Help optimize a script?

Wed Oct 17 15:15:11 EDT 2001

"Joseph Santaniello" <someone at _no-spam_arbitrary.org> wrote in message
news:Pine.LNX.4.33.0110171040490.22682-100000 at harmony.arbitrary.org...
> Hello All,
>
> I have a simple script that I wrote to convert some fixed-width
delimted
> files to tab-delimited.
>
> It works, but some of my files are over 100MB and it takes forever.
>
> First, does anyone know of a tool that does this so I don't have to
> reinvent the wheel, and barring that, can anyone offer some tips on
how to
> optimize this code:
>
> indecies = { 'cob':[3,6,2,2,8,1,8], 'opend':[6,3,3,2,3,4,12,29] }
> # above is trimmed for this example
> # the lists in these dictionaries above are are the widths of the
fields
> # in the input files. The keys match the input file names just to
keep
> things readable.
>
>
> # while is used cuz line in readlines() used too much ram with
> # huge files.
> while 1:
>         line = sys.stdin.readline()
>         if not line:
>                 break
>         new = ''
>         start = 0
>         for index in indecies[sys.argv[1]]:
>                 new = new + strip(line[start:start + index])+'\t'

>                 start = start + index
>         print new
>
> So it reads in a line, then iterates over the list in he
corresponding
> dictionary, and prints stripped substrings extracted according the
the
> field widths in the list, printing a tab between each, then grabs a
new
> line and does it again.
>
> Any suggestions on how to speed this up?

1. Build the new (output) line by appending to a list and then joining
with \t.

new = []
for whatever:
  new.append(field)
print '\t'.join(new)

This is linear rather than quadratic in num fields and should speed
things up in itself.

2. for line in file.xreadlines() may be faster if using new enough
Python.  I believe it reads in large blocks and then peels off lines.
Otherwise, try to find code on groups.google which does same.  IE,
read in megabyte (for instance) split into lines, deliver 1 at a time,
and paste leftover piece onto beginning of next block.  readline() is
known to be slow.

3. If fields have spaces between and none within, break up lines with
split().  Otherwise, preprocessing index (pl. indices or maybe
indexes, but not what you wrote) into tuple of duples (pairs) with
start and stop for each field might or might not be faster.  IE.

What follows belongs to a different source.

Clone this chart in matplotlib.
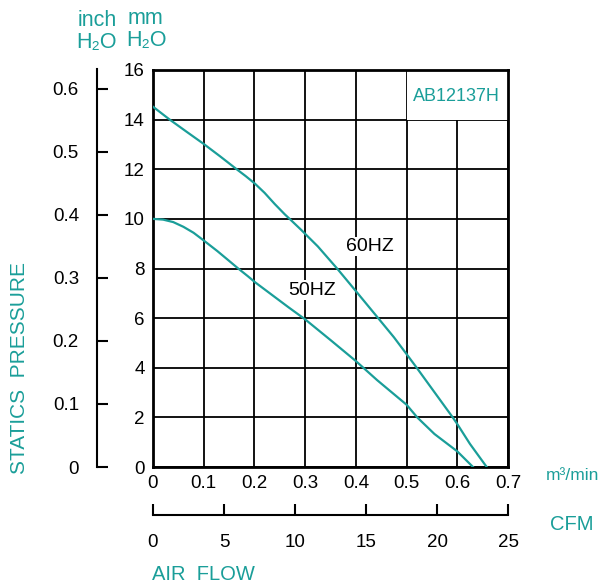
import matplotlib
matplotlib.use("Agg")
import matplotlib.pyplot as plt
from matplotlib.patches import Rectangle

plt.rcParams['font.family'] = ['Liberation Sans', 'DejaVu Sans']

TEAL = "#1a9e99"

# air flow (m3/min) vs static pressure (mm H2O)
flow60 = [0.0, 0.033, 0.067, 0.1, 0.133, 0.165, 0.183, 0.201, 0.22, 0.24, 0.26, 0.272,
          0.292, 0.325, 0.363, 0.4, 0.444, 0.475, 0.5, 0.52, 0.558, 0.591, 0.6, 0.625, 0.658]
press60 = [14.52, 14.0, 13.5, 13.02, 12.51, 12.0, 11.72, 11.42, 11.05, 10.6, 10.18, 9.95,
           9.56, 8.89, 8.0, 7.09, 6.0, 5.23, 4.55, 4.0, 2.93, 2.0, 1.73, 0.93, 0.0]
flow50 = [0.0, 0.02, 0.04, 0.06, 0.08, 0.1, 0.127, 0.147, 0.168, 0.187, 0.201, 0.233,
          0.267, 0.3, 0.351, 0.4, 0.442, 0.5, 0.521, 0.555, 0.6, 0.631]
press50 = [10.0, 9.97, 9.87, 9.68, 9.44, 9.13, 8.7, 8.36, 8.0, 7.69, 7.45, 6.96,
           6.44, 5.95, 5.1, 4.27, 3.5, 2.51, 2.0, 1.33, 0.63, 0.0]

m3_ticks = [0, 0.1, 0.2, 0.3, 0.4, 0.5, 0.6, 0.7]
mm_ticks = [0, 2, 4, 6, 8, 10, 12, 14, 16]
inch_ticks = [0, 0.1, 0.2, 0.3, 0.4, 0.5, 0.6]
cfm_ticks = [0, 5, 10, 15, 20, 25]

W, H = 598, 586
fig = plt.figure(figsize=(W / 100, H / 100), dpi=100)

# main chart
ax = fig.add_axes([153 / W, 1 - 467 / H, 355 / W, 397 / H])
ax.set_xlim(0, 0.7)
ax.set_ylim(0, 16)
ax.set_xticks(m3_ticks)
ax.set_xticklabels(["0", "0.1", "0.2", "0.3", "0.4", "0.5", "0.6", "0.7"])
ax.set_yticks(mm_ticks)
ax.grid(True, color="black", linewidth=1.3)
ax.tick_params(length=0, labelsize=13.5, pad=6)
for s in ax.spines.values():
    s.set_linewidth(2)
# white box for the model name
ax.add_patch(Rectangle((0.5, 14), 0.2, 2, facecolor="white", edgecolor="none", zorder=2))
ax.text(0.599, 14.95, "AB12137H", color=TEAL, fontsize=13, ha="center", va="center", zorder=3)

ax.plot(flow60, press60, color=TEAL, linewidth=1.6, zorder=4)
ax.plot(flow50, press50, color=TEAL, linewidth=1.6, zorder=4)
ax.text(0.427, 8.89, "60HZ", fontsize=14, ha="center", va="center",
        bbox=dict(facecolor="white", edgecolor="none", pad=1), zorder=3)
ax.text(0.314, 7.12, "50HZ", fontsize=14, ha="center", va="center",
        bbox=dict(facecolor="white", edgecolor="none", pad=1), zorder=3)

# inch H2O scale
ax2 = fig.add_axes([97 / W, 1 - 467 / H, 1 / W, 398 / H])
ax2.set_ylim(0, 16.04 / 25.4)
ax2.set_xticks([])
ax2.set_yticks(inch_ticks)
ax2.set_yticklabels(["0", "0.1", "0.2", "0.3", "0.4", "0.5", "0.6"])
ax2.tick_params(axis="y", direction="in", length=8, width=1.5, labelsize=13.5, pad=13)
for k in ["top", "right", "bottom"]:
    ax2.spines[k].set_visible(False)
ax2.spines["left"].set_linewidth(1.5)
ax2.patch.set_visible(False)

# CFM scale
ax3 = fig.add_axes([153 / W, 1 - 515 / H, 355 / W, 1 / H])
ax3.set_xlim(0, 25)
ax3.set_yticks([])
ax3.set_xticks(cfm_ticks)
ax3.tick_params(axis="x", direction="in", length=8, width=1.5, labelsize=13.5, pad=14)
for k in ["top", "right", "left"]:
    ax3.spines[k].set_visible(False)
ax3.spines["bottom"].set_linewidth(1.5)
ax3.patch.set_visible(False)

# labels
fig.text(97 / W, 1 - 20 / H, "inch", color=TEAL, fontsize=15.5, ha="center", va="center")
fig.text(97 / W, 1 - 42 / H, "H\u2082O", color=TEAL, fontsize=15.5, ha="center", va="center")
fig.text(145 / W, 1 - 18 / H, "mm", color=TEAL, fontsize=15.5, ha="center", va="center")
fig.text(146 / W, 1 - 41 / H, "H\u2082O", color=TEAL, fontsize=15.5, ha="center", va="center")
fig.text(20 / W, 1 - 368 / H, "STATICS  PRESSURE", color=TEAL, fontsize=15,
         rotation=90, ha="center", va="center")
fig.text(152 / W, 1 - 575 / H, "AIR  FLOW", color=TEAL, fontsize=14.5, ha="left", va="center")
fig.text(572 / W, 1 - 525 / H, "CFM", color=TEAL, fontsize=14.5, ha="center", va="center")
fig.text(546 / W, 1 - 476 / H, "m\u00b3/min", color=TEAL, fontsize=12.5, ha="left", va="center")

fig.savefig("out.png", dpi=100)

fields = process ([3,6,2,2,8,1,8]) #
((0,3),(3,9),(9,11),(11,13),(13,21),(21,22),(22,30))
for start,stop in fields:
   new.append(strip(line[start:stop]))

Even better, carry preprocessing idea further and replace simple list
of field widths with explicit expression for new line field sequence
that unrolls inner loop.  ie,

forms = {
'cob': lambda x: (strip(x[0:3], strip(x[3:9], ..., strip(x[22:30]),
...}

(This conversion can be done with a fairly simple function.)  Then,
your program reduces to

new = forms['cob']
for line in file.xreadlines():
  print '\t'.join(new(line))

If fields do not have spaces within, it might be faster to build lines
and delete spaces all at once with translate after joining.

Good luck.

Terry J. Reedy